Our dilettante -- she clearly is a dilettante, in the end, despite the protestations, for who else would react to news of Saddam's capture, a tinglingly true time to put punditry on a blog (which, by the way, is a full crap of a word, quite the contrast to oodles), with words from Shakespeare's Henry V -- has happened upon the new, great unwashed rich.

Only they would refuse the pleasure of waiting in lines, when money allows moments to stretch extricably into moments when the money lasts. Only they forget the distance between them and the help is the length of the birth canal (forgive the unpleasant image, but it's true). Only they show no class to match their credit.

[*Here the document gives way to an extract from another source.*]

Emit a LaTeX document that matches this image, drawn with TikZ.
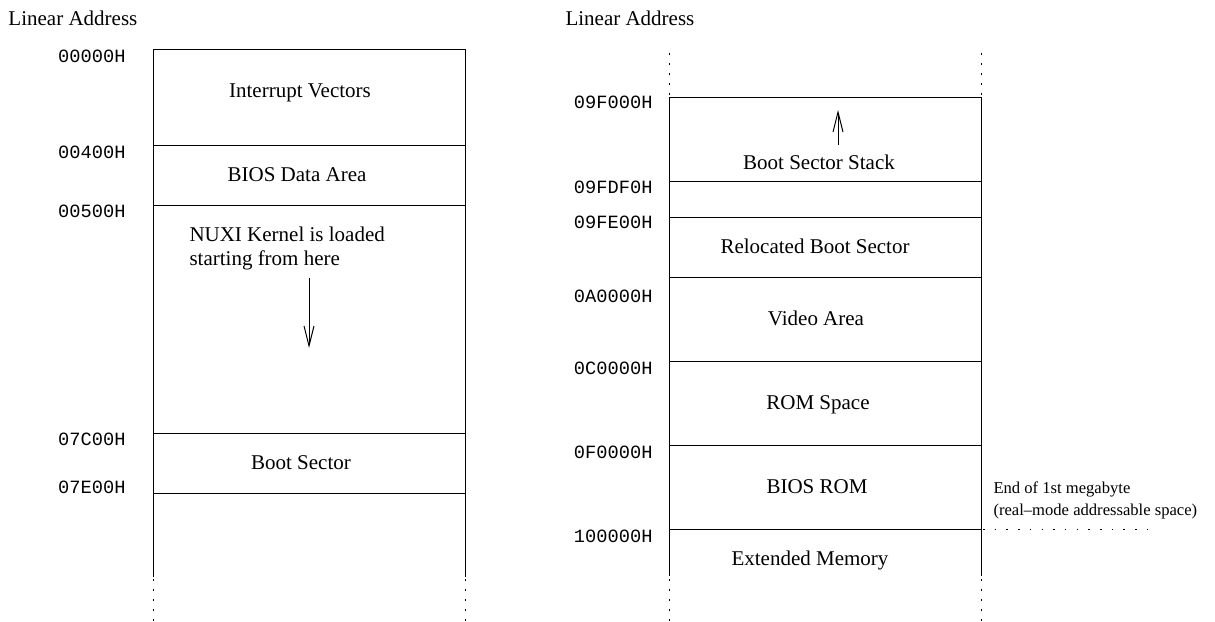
\documentclass[tikz,border=0pt]{standalone}
\usepackage{fontspec}
\setmainfont{Liberation Serif}
\setmonofont{Liberation Mono}
\usetikzlibrary{arrows.meta}

\begin{document}
\begin{tikzpicture}[x=1pt, y=-1pt, line width=1pt,
  title/.style={font=\fontsize{21}{24}\selectfont, anchor=base west, inner sep=0pt},
  cell/.style={font=\fontsize{21}{24}\selectfont, anchor=base, inner sep=0pt},
  addr/.style={font=\ttfamily\fontsize{18.7}{22}\selectfont, anchor=base east, inner sep=0pt},
  note/.style={font=\fontsize{16.6}{20}\selectfont, anchor=base west, inner sep=0pt},
  vdots/.style={line width=1pt, dash pattern=on 1.5pt off 8.5pt},
  hdots/.style={line width=1pt, dash pattern=on 1.5pt off 10.2pt},
  growarrow/.style={-{Straight Barb[length=20pt, width=10pt, line width=1pt]}}]
\useasboundingbox (0,0) rectangle (1215,621);

% ---------- lower memory (left column) ----------
\node[title] (lt) at (8,25) {Linear Address};

\draw (153,577) -- (153,49) -- (465,49) -- (465,577);
\foreach \y in {145,205,433,493} \draw (153,\y) -- (465,\y);
\draw[vdots] (153,579) -- (153,621);
\draw[vdots] (465,579) -- (465,621);

\node[addr] (a0) at (126,62)  {00000H};
\node[addr] (a1) at (126,158) {00400H};
\node[addr] (a2) at (126,217) {00500H};
\node[addr] (a3) at (126,445) {07C00H};
\node[addr] (a4) at (126,493) {07E00H};

\node[cell] (ivt)  at (300,97)  {Interrupt Vectors};
\node[cell] (bda)  at (297,181) {BIOS Data Area};
\node[cell] (boot) at (301,469) {Boot Sector};
% two-line label: its base anchor sits on the last line
\node[font=\fontsize{21}{24}\selectfont, anchor=base west, inner sep=0pt,
      align=left] (kern) at (189,265) {NUXI Kernel is loaded\\starting from here};

\coordinate (kfrom) at (309,278);
\coordinate (kto)   at (309,348);
\draw[growarrow] (kfrom) -- (kto);

% ---------- upper memory (right column) ----------
\node[title] (rt) at (565,25) {Linear Address};

\draw (669,576) -- (669,97) -- (981,97) -- (981,576);
\foreach \y in {181,217,277,361,445,529} \draw (669,\y) -- (981,\y);
\draw[vdots] (669,53) -- (669,97);
\draw[vdots] (981,53) -- (981,97);
\draw[vdots] (669,579) -- (669,621);
\draw[vdots] (981,579) -- (981,621);

\node[addr] (b0) at (653,108) {09F000H};
\node[addr] (b1) at (653,193) {09FDF0H};
\node[addr] (b2) at (653,228) {09FE00H};
\node[addr] (b3) at (653,302) {0A0000H};
\node[addr] (b4) at (653,374) {0C0000H};
\node[addr] (b5) at (653,458) {0F0000H};
\node[addr] (b6) at (653,542) {100000H};

\node[cell] (stack) at (819,169) {Boot Sector Stack};
\node[cell] (reloc) at (815,253) {Relocated Boot Sector};
\node[cell] (video) at (816,325) {Video Area};
\node[cell] (rom)   at (818,409) {ROM Space};
\node[cell] (bios)  at (817,493) {BIOS ROM};
\node[cell] (ext)   at (810,565) {Extended Memory};

\coordinate (sfrom) at (838,145);
\coordinate (sto)   at (838,110);
\draw[growarrow] (sfrom) -- (sto);

% end of the real-mode address space
\node[note] (mb1) at (993,493) {End of 1st megabyte};
\node[note] (mb2) at (993,515) {(real\textendash mode addressable space)};
\coordinate (mbl) at (983,529);
\coordinate (mbr) at (1150,529);
\draw[hdots] (mbl) -- (mbr);
\end{tikzpicture}
\end{document}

The 90s boom may have busted (though signs now show a slow boom-like trend), but not everyone turned collateral damage. The unwashed rich survived, and seem to be thriving.

It is not a phenomena without precedence (is there even such a thing?). But that preview was not post World War II, when a new class of middle class full of hope bred by education expanded in the 1950s. Look back to the late 1880s and into the 1890s and you find a new cache of rich rose, playing havoc upon the class system of American society. It took a depression, well after a war on foreign shores, to erase those rich.

And think. We are now in such a war. Can a depression be far behind?

But I refuse to give into such thoughts. No, this morning has dawned with the crystal blue that winter brings to forget the gray. And my thoughts work more to our dilettante, to what I assume is her own words, unfolding in takes and starts before the world. We are none of us exiles if we can make connections, and what else is this ether of an Internet that connections?

So, to an unknown, loudmouth dilettante, I offer:

Her Voice
by Oscar Wilde

The wild bee reels from bough to bough
With his furry coat and his gauzy wing.
Now in a lily-cup, and now
Setting a jacinth bell a-swing,
In his wandering;
Sit closer love: it was here I trow
I made that vow,

Swore that two lives should be like one
As long as the sea-gull loved the sea,
As long as the sunflower sought the sun,—
It shall be, I said, for eternity
’Twixt you and me!
Dear friend, those times are over and done,
Love’s web is spun.

Look upward where the poplar trees
Sway and sway in the summer air,
Here in the valley never a breeze
Scatters the thistledown, but there
Great winds blow fair
From the mighty murmuring mystical seas,
And the wave-lashed leas.

Look upward where the white gull screams,
What does it see that we do not see?
Is that a star? or the lamp that gleams
On some outward voyaging argosy,—
Ah! can it be
We have lived our lives in a land of dreams!
How sad it seems.

Sweet, there is nothing left to say
But this, that love is never lost,
Keen winter stabs the breasts of May
Whose crimson roses burst his frost,
Ships tempest-tossed
Will find a harbour in some bay,
And so we may.

And there is nothing left to do
But to kiss once again, and part,
Nay, there is nothing we should rue,
I have my beauty,—you your Art,
Nay, do not start,
One world was not enough for two
Like me and you.


I'll say nothing of hopes of photo to come, husbandlessness and wealth.